5 Years After Miller v. Alabama, Looking To The States For Justice

Five years ago this week, as another term of the United States Supreme Court was coming to an end, I can still recall the daily drill: jump on SCOTUS blog at around 9:45 a.m., watch the banter and countdown to 10 a.m., and then wait anxiously to see if this was the day the Court would issue its ruling in Miller v. Alabama. The ruling would be momentous, win or lose. The case represented the third time in seven years that advocates challenged severe sentences for youth convicted in the criminal justice system as violative of the Eighth Amendment ban on cruel and unusual punishment – here, the sentence of life without parole for youth convicted of murder.

And then, finally, the scroll, as the real-time review and summary of the holding began to appear on my screen.

Another win for kids! – with the Supreme Court expanding its “kids are different” jurisprudence to strike another extreme sentencing scheme for youth.
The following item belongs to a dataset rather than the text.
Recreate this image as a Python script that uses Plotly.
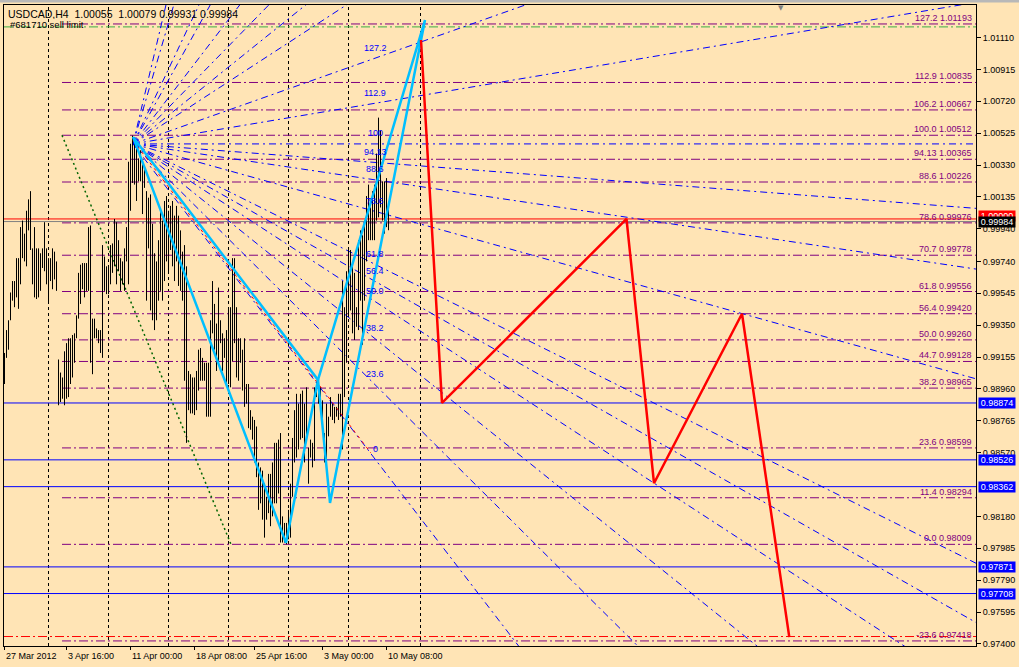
import plotly.graph_objects as go

BG = "#FFE4B5"
FONT = "Liberation Sans"

# ---------------- data ----------------
# H4 bars (index = bar number from the first visible bar)
bar_high = [
    0.9918, 0.9932, 0.9938, 0.9955, 0.9962, 0.9962, 0.9976, 0.9976, 0.9995, 0.9999,
    0.9991, 1.0005, 1.0012, 1.0017, 0.9982, 0.9995, 0.9982, 0.9982, 0.9979, 0.9982,
    0.9998, 0.9982, 0.9976, 0.9976, 0.9982, 0.9980, 0.9974, 0.9914, 0.9906, 0.9903,
    0.9919, 0.9924, 0.9927, 0.9927, 0.9929, 0.9930, 0.9941, 0.9967, 0.9972, 0.9973,
    0.9973, 0.9973, 0.9995, 0.9996, 0.9939, 0.9939, 0.9933, 0.9932, 0.9932, 0.9984,
    0.9977, 0.9971, 0.9971, 0.9984, 0.9985, 1.0000, 0.9998, 0.9987, 0.9976, 0.9974,
    0.9982, 0.9995, 1.0035, 1.0046, 1.0051, 1.0048, 1.0043, 1.0037, 1.0042, 1.0035,
    1.0031, 1.0017, 1.0013, 1.0015, 0.9997, 0.9979, 0.9974, 0.9987, 1.0005, 0.9999,
    1.0011, 1.0014, 1.0005, 1.0008, 1.0011, 1.0002, 1.0008, 1.0002, 0.9993, 0.9980,
    0.9984, 0.9971, 0.9907, 0.9905, 0.9903, 0.9903, 0.9907, 0.9920, 0.9921, 0.9915,
    0.9912, 0.9912, 0.9912, 0.9938, 0.9962, 0.9948, 0.9936, 0.9958, 0.9938, 0.9930,
    0.9927, 0.9932, 0.9946, 0.9946, 0.9976, 0.9976, 0.9946, 0.9927, 0.9927, 0.9920,
    0.9927, 0.9899, 0.9899, 0.9883, 0.9879, 0.9877, 0.9873, 0.9851, 0.9848, 0.9846,
    0.9838, 0.9830, 0.9844, 0.9844, 0.9851, 0.9863, 0.9863, 0.9865, 0.9869, 0.9818,
    0.9814, 0.9814, 0.9822, 0.9838, 0.9866, 0.9883, 0.9893, 0.9887, 0.9893, 0.9895,
    0.9887, 0.9897, 0.9860, 0.9865, 0.9863, 0.9897, 0.9901, 0.9901, 0.9897, 0.9889,
    0.9869, 0.9887, 0.9879, 0.9891, 0.9887, 0.9885, 0.9885, 0.9893, 0.9893, 0.9962,
    0.9946, 0.9968, 0.9981, 0.9981, 0.9973, 0.9967, 0.9946, 0.9987, 0.9993, 0.9990,
    0.9996, 1.0014, 1.0021, 1.0007, 1.0017, 1.0021, 1.0040, 1.0062, 1.0054, 1.0023,
    1.0023, 1.0025, 1.00079,
]
bar_low = [
    0.9899, 0.9915, 0.9920, 0.9938, 0.9950, 0.9946, 0.9952, 0.9945, 0.9960, 0.9976,
    0.9974, 0.9971, 0.9993, 0.9981, 0.9960, 0.9952, 0.9951, 0.9952, 0.9956, 0.9970,
    0.9968, 0.9960, 0.9949, 0.9962, 0.9957, 0.9963, 0.9956, 0.9886, 0.9888, 0.9890,
    0.9886, 0.9890, 0.9891, 0.9899, 0.9903, 0.9912, 0.9927, 0.9939, 0.9948, 0.9957,
    0.9952, 0.9956, 0.9956, 0.9912, 0.9905, 0.9927, 0.9927, 0.9924, 0.9918, 0.9915,
    0.9956, 0.9954, 0.9954, 0.9960, 0.9967, 0.9971, 0.9960, 0.9968, 0.9956, 0.9960,
    0.9956, 0.9974, 0.9960, 1.0005, 1.0022, 1.0021, 1.0011, 1.0023, 1.0023, 1.0003,
    1.0019, 0.9950, 0.9982, 0.9944, 0.9938, 0.9932, 0.9938, 0.9950, 0.9956, 0.9950,
    0.9962, 0.9974, 0.9968, 0.9981, 0.9971, 0.9962, 0.9974, 0.9959, 0.9956, 0.9950,
    0.9901, 0.9863, 0.9883, 0.9881, 0.9881, 0.9880, 0.9883, 0.9895, 0.9901, 0.9901,
    0.9901, 0.9879, 0.9879, 0.9879, 0.9930, 0.9920, 0.9907, 0.9912, 0.9924, 0.9907,
    0.9915, 0.9899, 0.9899, 0.9897, 0.9913, 0.9924, 0.9903, 0.9901, 0.9912, 0.9895,
    0.9885, 0.9887, 0.9872, 0.9871, 0.9865, 0.9851, 0.9842, 0.9822, 0.9826, 0.9816,
    0.9805, 0.9816, 0.9820, 0.9812, 0.9818, 0.9826, 0.9826, 0.9832, 0.9802, 0.9802,
    0.9802, 0.98009, 0.9804, 0.9805, 0.9830, 0.9851, 0.9854, 0.9859, 0.9865, 0.9866,
    0.9851, 0.9866, 0.9838, 0.9854, 0.9848, 0.9852, 0.9891, 0.9887, 0.9889, 0.9875,
    0.9851, 0.9852, 0.9867, 0.9879, 0.9877, 0.9875, 0.9879, 0.9877, 0.9879, 0.9859,
    0.9891, 0.9912, 0.9940, 0.9944, 0.9930, 0.9926, 0.9934, 0.9932, 0.9950, 0.9923,
    0.9950, 0.9974, 0.9987, 0.9987, 0.9987, 0.9987, 0.9999, 1.0001, 1.0007, 0.9999,
    0.9991, 0.9995, 0.99931,
]

# price scale labels (right)
price_ticks = [1.01110, 1.00915, 1.00720, 1.00525, 1.00330, 1.00135, 0.99940, 0.99740,
               0.99545, 0.99350, 0.99155, 0.98960, 0.98765, 0.98570, 0.98180,
               0.97985, 0.97790, 0.97595, 0.97400]
price_tick_text = ["%.5f" % v for v in price_ticks]

# time scale labels (bottom)
time_label_bars = [0, 31, 63, 95, 125, 159, 191]
time_labels = ["27 Mar 2012", "3 Apr 16:00", "11 Apr 00:00", "18 Apr 08:00",
               "25 Apr 16:00", "3 May 00:00", "10 May 08:00"]
separator_bars = [22, 52, 82, 112, 142, 172, 208]

# Fibonacci retracement levels (purple)
fib_names = ["127.2", "112.9", "106.2", "100.0", "94.13", "88.6", "78.6", "70.7", "61.8",
             "56.4", "50.0", "44.7", "38.2", "23.6", "11.4", "0.0", "-23.6"]
fib_prices = [1.01193, 1.00835, 1.00667, 1.00512, 1.00365, 1.00226, 0.99976, 0.99778,
              0.99556, 0.99420, 0.99260, 0.99128, 0.98965, 0.98599, 0.98294, 0.98009, 0.97418]
fib_start_bar = 28.75
fib_trend_bars = [28.75, 113.25]
fib_trend_prices = [1.00512, 0.98009]

# Fibonacci fan (blue)
fan_origin_bar, fan_origin_price = 64.25, 1.00459
fan_ref_bar = 185.25
fan_price_0, fan_price_100 = 0.98531, 1.00459
fan_levels = [0.0, 23.6, 38.2, 50.0, 56.4, 61.8, 78.6, 88.6, 94.13, 100.0, 112.9, 127.2]
fan_names = ["0", "23.6", "38.2", "50.0", "56.4", "61.8", "78.6", "88.6", "94.13", "100", "112.9", "127.2"]
fan_levels_far = [150.0, 161.8, 178.6, 200.0, 238.2, 261.8, 361.8, 423.6]

# horizontal lines
blue_levels = [0.98874, 0.98526, 0.98362, 0.97871, 0.97708]
order_price = 1.00000      # red solid
bid_price = 0.99984        # grey solid
sell_limit_price = 1.01175 # green dash-dot
tp_price = 0.97445         # red dash-dot

# harmonic pattern (cyan) points X, A, B, C, D
pat_bars = [64.25, 140.75, 156.75, 162.75, 210.25]
pat_prices = [1.00502, 0.98018, 0.99015, 0.98262, 1.01217]

# projected path (red)
proj_bars = [208.25, 218.75, 311.0, 324.75, 368.75, 392.4]
proj_prices = [1.01095, 0.98874, 1.00000, 0.98383, 0.99420, 0.97441]

# thin red dotted trend line
red_trend_bars = [64.25, 183.25]
red_trend_prices = [1.00480, 0.98567]

X_MIN, X_MAX = -0.25, 485.75
Y_MIN, Y_MAX = 0.97387, 1.01309

fig = go.Figure()


def add_line(xs, ys, color, width=1.0, dash="solid"):
    fig.add_trace(go.Scatter(x=xs, y=ys, mode="lines", hoverinfo="skip",
                             line=dict(color=color, width=width, dash=dash)))


# full-width horizontal lines
for p in blue_levels:
    add_line([X_MIN, X_MAX], [p, p], "#0000FF", 1)
add_line([X_MIN, X_MAX], [sell_limit_price, sell_limit_price], "#3CB043", 1, "9px,3px,2px,3px")
add_line([X_MIN, X_MAX], [tp_price, tp_price], "#FF0000", 1, "9px,3px,2px,3px")

# fib levels
for p in fib_prices:
    add_line([fib_start_bar, X_MAX], [p, p], "#800080", 1, "9px,3px,2px,3px")

add_line([X_MIN, X_MAX], [bid_price, bid_price], "#808080", 1)
add_line([X_MIN, X_MAX], [order_price, order_price], "#FF0000", 1)

# fan rays
def ray_end(level):
    p_ref = fan_price_0 + level / 100.0 * (fan_price_100 - fan_price_0)
    k = (X_MAX + 50 - fan_origin_bar) / (fan_ref_bar - fan_origin_bar)
    return fan_origin_price + (p_ref - fan_origin_price) * k

for lv in fan_levels + fan_levels_far:
    add_line([fan_origin_bar, X_MAX + 50], [fan_origin_price, ray_end(lv)], "#0000FF", 1,
             "7px,4px,2px,4px")

# fib trend line (green dotted)
add_line(fib_trend_bars, fib_trend_prices, "#006400", 1.5, "2px,3px")

# bars
bx, by = [], []
for i, (h, l) in enumerate(zip(bar_high, bar_low)):
    bx += [i, i, None]
    by += [l, h, None]
fig.add_trace(go.Scatter(x=bx, y=by, mode="lines", hoverinfo="skip",
                         line=dict(color="black", width=1)))

add_line(red_trend_bars, red_trend_prices, "#FF0000", 1, "3px,4px")

# harmonic pattern triangles
X, A, B, C, D = range(5)
path = [X, A, B, X, None, B, C, D, B]
px = [pat_bars[k] if k is not None else None for k in path]
py = [pat_prices[k] if k is not None else None for k in path]
add_line(px, py, "#00BFFF", 2.5)

# projection
add_line(proj_bars, proj_prices, "#FF0000", 2.5)

# separators
shapes = []
for b in separator_bars:
    shapes.append(dict(type="line", xref="x", yref="paper", x0=b, x1=b, y0=0, y1=1,
                       line=dict(color="black", width=1, dash="3px,3px"), layer="below"))
# window top strip
shapes.append(dict(type="rect", xref="paper", yref="paper", x0=-0.01, x1=1.05,
                   y0=1 + 2.5 / 641, y1=1 + 6 / 641, fillcolor="#B8B8B8", line=dict(width=0),
                   layer="above"))

ann = []
# fib labels
for name, p in zip(fib_names, fib_prices):
    ann.append(dict(xref="paper", yref="y", x=1, y=p, xanchor="right", yanchor="bottom",
                    xshift=-2, yshift=-1, text="%s %.5f" % (name, p), showarrow=False,
                    font=dict(family=FONT, size=9, color="#800080")))
# fan labels
for name, lv in zip(fan_names, fan_levels):
    p_ref = fan_price_0 + lv / 100.0 * (fan_price_100 - fan_price_0)
    ann.append(dict(xref="x", yref="y", x=fan_ref_bar, y=p_ref, xanchor="center",
                    yanchor="middle", yshift=10.5, text=name, showarrow=False,
                    font=dict(family=FONT, size=9, color="#0000FF")))
# time labels
for b, t in zip(time_label_bars, time_labels):
    ann.append(dict(xref="x", yref="paper", x=b, y=0, xanchor="left", yanchor="middle",
                    xshift=-1, yshift=-10, text=t, showarrow=False,
                    font=dict(family=FONT, size=9, color="black")))
# price boxes
def box(p, bg, text=None):
    ann.append(dict(xref="paper", yref="y", x=1, y=p, xanchor="left", yanchor="middle",
                    xshift=2, text=text or "%.5f" % p, showarrow=False, bgcolor=bg,
                    width=36, height=10, borderpad=0,
                    font=dict(family=FONT, size=9, color="white")))

for p in blue_levels:
    box(p, "#0000FF")
ann.append(dict(xref="paper", yref="y", x=1, y=order_price, xanchor="left", yanchor="middle",
                xshift=2, yshift=3, text="1.00000", showarrow=False, bgcolor="#FF0000",
                width=36, height=10, borderpad=0, font=dict(family=FONT, size=9, color="white")))
box(bid_price, "#000000")

# title
ann.append(dict(xref="paper", yref="paper", x=0, y=1, xanchor="left", yanchor="middle",
                xshift=3, yshift=-8.5, height=11, borderpad=0,
                text="USDCAD,H4\u00a0\u00a01.00055\u00a0\u00a01.00079\u00a00.99931\u00a00.99984",
                showarrow=False, font=dict(family=FONT, size=10.5, color="black")))
ann.append(dict(xref="paper", yref="paper", x=0, y=1, xanchor="left", yanchor="middle",
                xshift=5, yshift=-19, height=9, borderpad=0, text="#681710 sell limit",
                showarrow=False, font=dict(family=FONT, size=9.5, color="black")))
ann.append(dict(xref="paper", yref="paper", x=777 / 972, y=1, xanchor="center",
                yanchor="middle", yshift=-3, text="\u25bc", showarrow=False,
                font=dict(family="DejaVu Sans", size=7, color="#808080")))

fig.update_layout(
    width=1019, height=667,
    margin=dict(l=4, r=43, t=5, b=21, pad=0, autoexpand=False),
    paper_bgcolor=BG, plot_bgcolor=BG, showlegend=False,
    shapes=shapes, annotations=ann,
    xaxis=dict(range=[X_MIN, X_MAX], showgrid=False, zeroline=False, showline=True,
               linecolor="black", linewidth=1, mirror=True, tickmode="array",
               tickvals=time_label_bars, showticklabels=False, ticks="outside", ticklen=3,
               tickcolor="black", fixedrange=True),
    yaxis=dict(range=[Y_MIN, Y_MAX], side="right", showgrid=False, zeroline=False,
               showline=True, linecolor="black", linewidth=1, mirror=True, tickmode="array",
               tickvals=price_ticks, ticktext=price_tick_text, ticks="outside", ticklen=4,
               tickcolor="black", tickfont=dict(family=FONT, size=9, color="black"),
               fixedrange=True),
)

fig.write_html("out.html", post_script="document.body.style.margin='0';",
               config={"displayModeBar": False})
The Court banned mandatory life without parole sentences for youth convicted of homicides committed before their 18th birthday. The Court ruled the sentence was disproportionate for the vast majority of juveniles, whose crimes reflected the transient immaturity of youth. Once again citing research confirming the reduced culpability and impetuosity of youth, the Court banned the sentence for all but the rare and uncommon juvenile who was permanently incorrigible or irretrievably depraved.

As we read and processed the decision, many of us assumed the decision would be applied retroactively. Approximately 2,000 youth nationwide were serving what was now an unconstitutional sentence ― we expected swift and satisfying relief.

We were wrong. While some state supreme courts did indeed find Miller retroactive, the highest courts in Pennsylvania, Michigan and Louisiana – home to roughly 60 percent of all juvenile lifers in the country – did not. Characterizing Miller as establishing only a new a procedural rule that need not be applied retroactively, over 1200 juvenile lifers were left with no immediate path to relief. It would take another four years, until 2016, before the Supreme Court would hold, in Montgomery v. Louisiana, that Miller established a new substantive rule of constitutional law that afforded all juvenile lifers the opportunity to be re-sentenced.

Last week, Henry Montgomery, who has been incarcerated since the 1960s in Angola Prison in Louisiana for a murder committed when he was 17, was re-sentenced; he is immediately eligible to seek parole. Henry waited over five decades to obtain this measure of justice. Just recently, Joe Ligon, believed to be the longest serving juvenile lifer in the country, was finally granted eligibility for parole after more than six decades incarcerated in prison in Pennsylvania. Hundreds of other juvenile lifers have been re-sentenced since 2012, dozens are now living back in their communities.

States across the country have also responded to the court’s mandate in Miller, passing new sentencing legislation which established alternative sentencing schemes with parole eligibility, or even eliminating life without parole sentences for juveniles entirely.

But these success stories are matched with still pitched battles about what Miller really means and how best to implement it. While parole eligibility for many youth convicted of homicide is now a realistic possibility, in too many states it comes after still decades in prison – often 30 years or more. Just a fraction of states will permit parole eligibility after 15 or 20 years of incarceration. Distinctions between first and second degree murder (in many states felony murder or accomplice liability) are insufficiently recognized. In Pennsylvania, the legislature set high mandatory minimums ― 25 or 35 years depending on the age of the youth – before even becoming eligible for parole in first degree murder cases. And the actual record on re-sentencings is mixed. While only a small percentage of juvenile lifers have been re-sentenced to life without parole in Pennsylvania, prosecutors in Michigan are seeking life without parole in the vast majority of cases there. And in Louisiana, over 80 percent of youth convicted of homicide since Miller have been sentenced to life without parole.

Legal battles over how these sentencing or re-sentencing hearings should proceed also clutter the landscape. With Miller and Montgomery’s prescription that juvenile life without parole sentences must be rare and uncommon, many courts have now recognized a presumption against juvenile life without parole, and have explicitly placed the burden on the prosecutor to prove permanent incorrigibility beyond a reasonable doubt. The Pennsylvania Supreme Court ruled just this week that these due process requirements must be followed. The Court wrote: “To rebut the presumption, the Commonwealth has the burden to prove, beyond a reasonable doubt, that the juvenile offender is permanently incorrigible and thus is unable to be rehabilitated.” But this view is not unanimous, and many individuals face hearings where the burden is on them to prove they are not eligible for a life without parole sentence.

United States Supreme Court anniversaries come and go. The last 12 years produced an extraordinary number of decisions recognizing the developmental differences between youth and adults and requiring states to conform their sentencing and related justice system practices accordingly. While this term brought no vigil at my computer as the last decisions trickled out, scanning the work of state courts and legislatures continues, and the fight for justice for youth has switched forums for now.